Start of Provided data
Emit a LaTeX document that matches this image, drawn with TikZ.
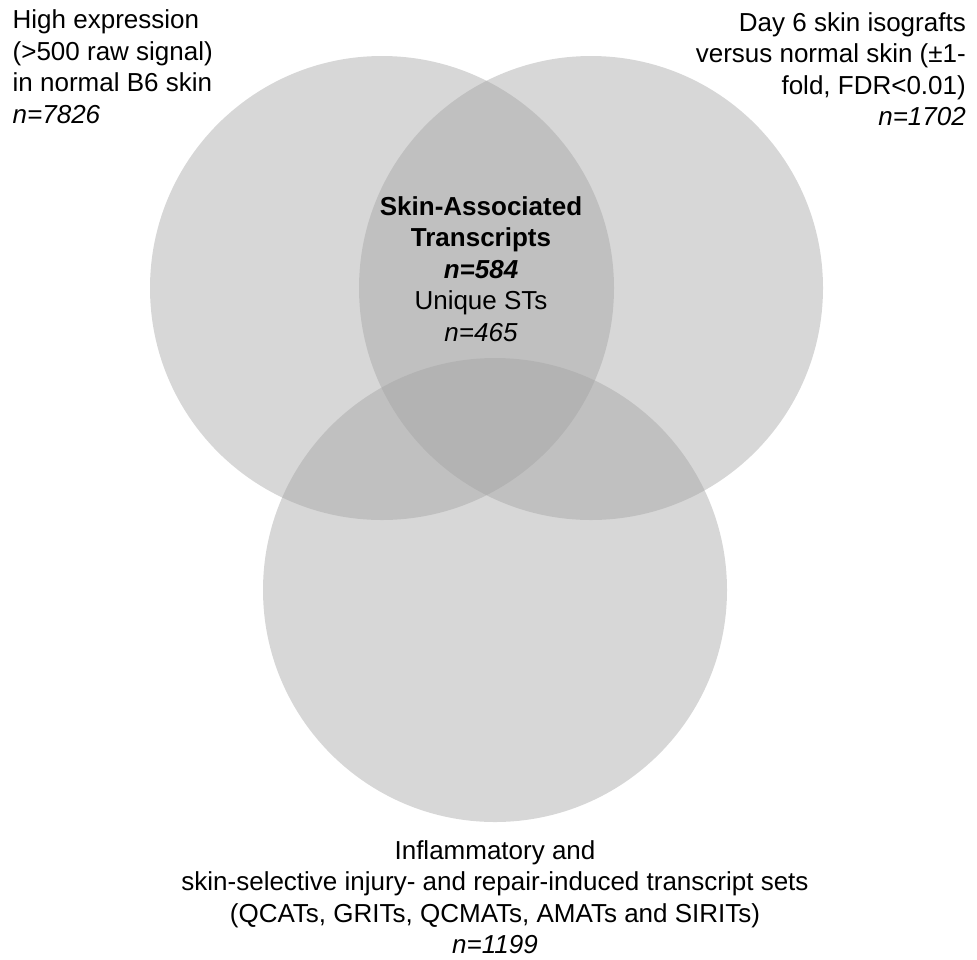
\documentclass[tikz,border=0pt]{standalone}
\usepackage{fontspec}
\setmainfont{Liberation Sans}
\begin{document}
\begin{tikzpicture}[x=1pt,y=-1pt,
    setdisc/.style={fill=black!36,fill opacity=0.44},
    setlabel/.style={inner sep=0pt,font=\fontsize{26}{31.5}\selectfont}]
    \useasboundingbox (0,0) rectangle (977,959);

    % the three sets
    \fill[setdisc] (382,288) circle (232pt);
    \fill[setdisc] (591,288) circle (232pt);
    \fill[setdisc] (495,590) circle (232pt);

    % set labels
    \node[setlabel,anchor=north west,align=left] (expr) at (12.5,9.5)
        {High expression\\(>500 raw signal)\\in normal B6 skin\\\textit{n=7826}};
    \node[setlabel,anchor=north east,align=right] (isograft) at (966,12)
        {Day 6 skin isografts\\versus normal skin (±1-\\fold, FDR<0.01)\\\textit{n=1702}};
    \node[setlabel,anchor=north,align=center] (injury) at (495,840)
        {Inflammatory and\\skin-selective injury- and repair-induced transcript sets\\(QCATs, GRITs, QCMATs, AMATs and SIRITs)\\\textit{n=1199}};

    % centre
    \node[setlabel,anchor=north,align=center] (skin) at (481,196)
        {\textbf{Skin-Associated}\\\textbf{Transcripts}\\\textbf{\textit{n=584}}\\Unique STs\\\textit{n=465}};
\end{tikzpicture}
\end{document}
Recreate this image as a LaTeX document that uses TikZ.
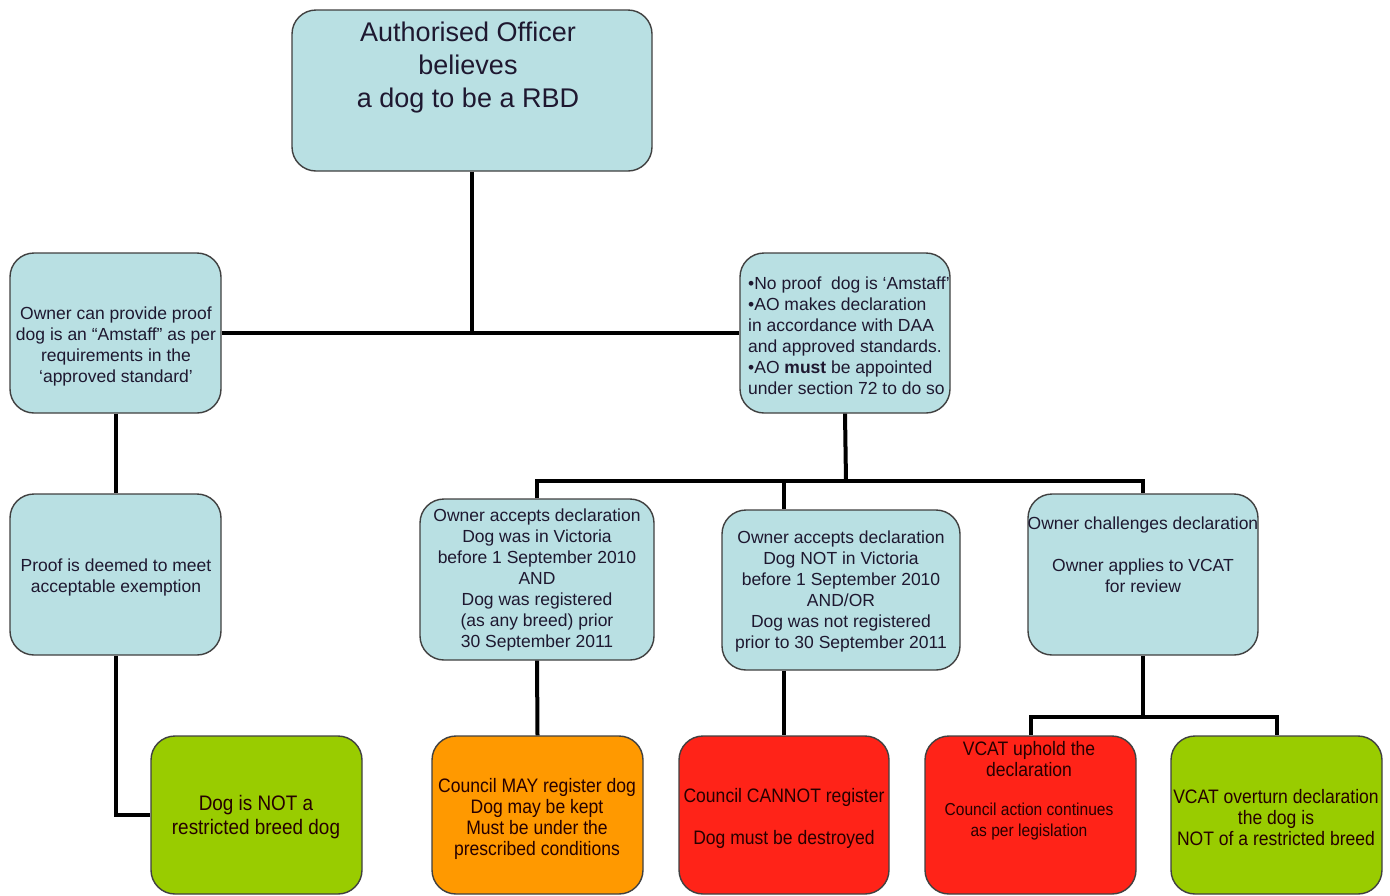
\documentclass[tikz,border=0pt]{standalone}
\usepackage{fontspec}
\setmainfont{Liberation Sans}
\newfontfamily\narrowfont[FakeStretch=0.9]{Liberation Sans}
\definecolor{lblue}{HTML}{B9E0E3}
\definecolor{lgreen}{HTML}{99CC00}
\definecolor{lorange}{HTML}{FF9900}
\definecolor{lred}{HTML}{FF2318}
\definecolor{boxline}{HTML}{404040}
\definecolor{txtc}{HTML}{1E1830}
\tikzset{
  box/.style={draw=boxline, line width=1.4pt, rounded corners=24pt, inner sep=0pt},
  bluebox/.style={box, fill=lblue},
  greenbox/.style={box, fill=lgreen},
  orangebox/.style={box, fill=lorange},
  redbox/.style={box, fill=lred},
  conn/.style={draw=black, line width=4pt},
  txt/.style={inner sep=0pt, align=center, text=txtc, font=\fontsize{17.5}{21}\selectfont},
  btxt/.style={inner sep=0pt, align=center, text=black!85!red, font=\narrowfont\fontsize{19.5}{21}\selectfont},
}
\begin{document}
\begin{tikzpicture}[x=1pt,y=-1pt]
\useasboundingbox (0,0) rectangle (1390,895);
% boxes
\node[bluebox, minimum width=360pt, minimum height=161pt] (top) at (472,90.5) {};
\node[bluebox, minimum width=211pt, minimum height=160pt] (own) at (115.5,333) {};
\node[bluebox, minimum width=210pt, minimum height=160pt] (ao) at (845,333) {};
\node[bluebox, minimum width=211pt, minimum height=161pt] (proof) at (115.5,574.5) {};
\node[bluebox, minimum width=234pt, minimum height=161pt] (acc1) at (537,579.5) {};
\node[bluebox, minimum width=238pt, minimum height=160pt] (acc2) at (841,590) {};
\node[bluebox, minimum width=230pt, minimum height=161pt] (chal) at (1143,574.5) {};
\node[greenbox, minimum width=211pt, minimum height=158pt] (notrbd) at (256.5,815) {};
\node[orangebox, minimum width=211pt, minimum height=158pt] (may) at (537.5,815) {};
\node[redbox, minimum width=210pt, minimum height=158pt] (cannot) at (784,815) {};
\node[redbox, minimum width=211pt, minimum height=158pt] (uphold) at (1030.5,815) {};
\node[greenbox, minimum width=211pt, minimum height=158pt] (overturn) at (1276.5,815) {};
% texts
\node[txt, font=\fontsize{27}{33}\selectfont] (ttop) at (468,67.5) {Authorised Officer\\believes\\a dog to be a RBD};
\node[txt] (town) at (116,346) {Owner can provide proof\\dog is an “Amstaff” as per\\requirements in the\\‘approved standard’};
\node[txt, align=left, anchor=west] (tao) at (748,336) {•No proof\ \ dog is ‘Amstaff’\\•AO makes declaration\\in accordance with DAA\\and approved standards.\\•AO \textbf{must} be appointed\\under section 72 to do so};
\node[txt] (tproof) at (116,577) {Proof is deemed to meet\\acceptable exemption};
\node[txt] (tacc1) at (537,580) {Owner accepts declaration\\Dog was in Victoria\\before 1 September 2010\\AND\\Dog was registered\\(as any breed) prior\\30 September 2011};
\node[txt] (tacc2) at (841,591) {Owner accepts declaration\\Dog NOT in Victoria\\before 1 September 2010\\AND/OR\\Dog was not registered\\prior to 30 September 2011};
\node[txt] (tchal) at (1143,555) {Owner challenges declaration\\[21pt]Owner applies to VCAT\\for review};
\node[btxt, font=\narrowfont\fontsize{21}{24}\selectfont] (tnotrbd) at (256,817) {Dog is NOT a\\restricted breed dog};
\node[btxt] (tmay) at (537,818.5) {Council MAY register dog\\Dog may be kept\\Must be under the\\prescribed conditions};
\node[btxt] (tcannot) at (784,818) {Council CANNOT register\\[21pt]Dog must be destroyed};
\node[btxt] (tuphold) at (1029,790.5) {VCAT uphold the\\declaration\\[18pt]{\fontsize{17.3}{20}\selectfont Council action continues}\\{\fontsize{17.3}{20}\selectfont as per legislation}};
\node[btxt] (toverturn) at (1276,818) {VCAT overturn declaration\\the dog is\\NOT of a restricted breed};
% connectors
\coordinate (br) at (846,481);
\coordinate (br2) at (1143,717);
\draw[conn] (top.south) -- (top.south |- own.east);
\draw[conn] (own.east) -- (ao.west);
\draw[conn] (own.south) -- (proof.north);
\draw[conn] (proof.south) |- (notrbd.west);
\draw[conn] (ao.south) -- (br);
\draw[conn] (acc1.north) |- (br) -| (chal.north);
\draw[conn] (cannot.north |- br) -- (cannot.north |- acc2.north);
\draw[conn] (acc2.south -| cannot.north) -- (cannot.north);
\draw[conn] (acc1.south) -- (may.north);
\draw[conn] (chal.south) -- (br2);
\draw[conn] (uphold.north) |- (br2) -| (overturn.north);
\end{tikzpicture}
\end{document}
End of Provided data
§ **Exercise directions**
Only the lines from the start of the entries above to the line containing "(495,590) circle (232pt);" are to be given again, exactly and with both ends included; pictures are excluded.

§ **Reply to the task**
Emit a LaTeX document that matches this image, drawn with TikZ.
\documentclass[tikz,border=0pt]{standalone}
\usepackage{fontspec}
\setmainfont{Liberation Sans}
\begin{document}
\begin{tikzpicture}[x=1pt,y=-1pt,
    setdisc/.style={fill=black!36,fill opacity=0.44},
    setlabel/.style={inner sep=0pt,font=\fontsize{26}{31.5}\selectfont}]
    \useasboundingbox (0,0) rectangle (977,959);

    % the three sets
    \fill[setdisc] (382,288) circle (232pt);
    \fill[setdisc] (591,288) circle (232pt);
    \fill[setdisc] (495,590) circle (232pt);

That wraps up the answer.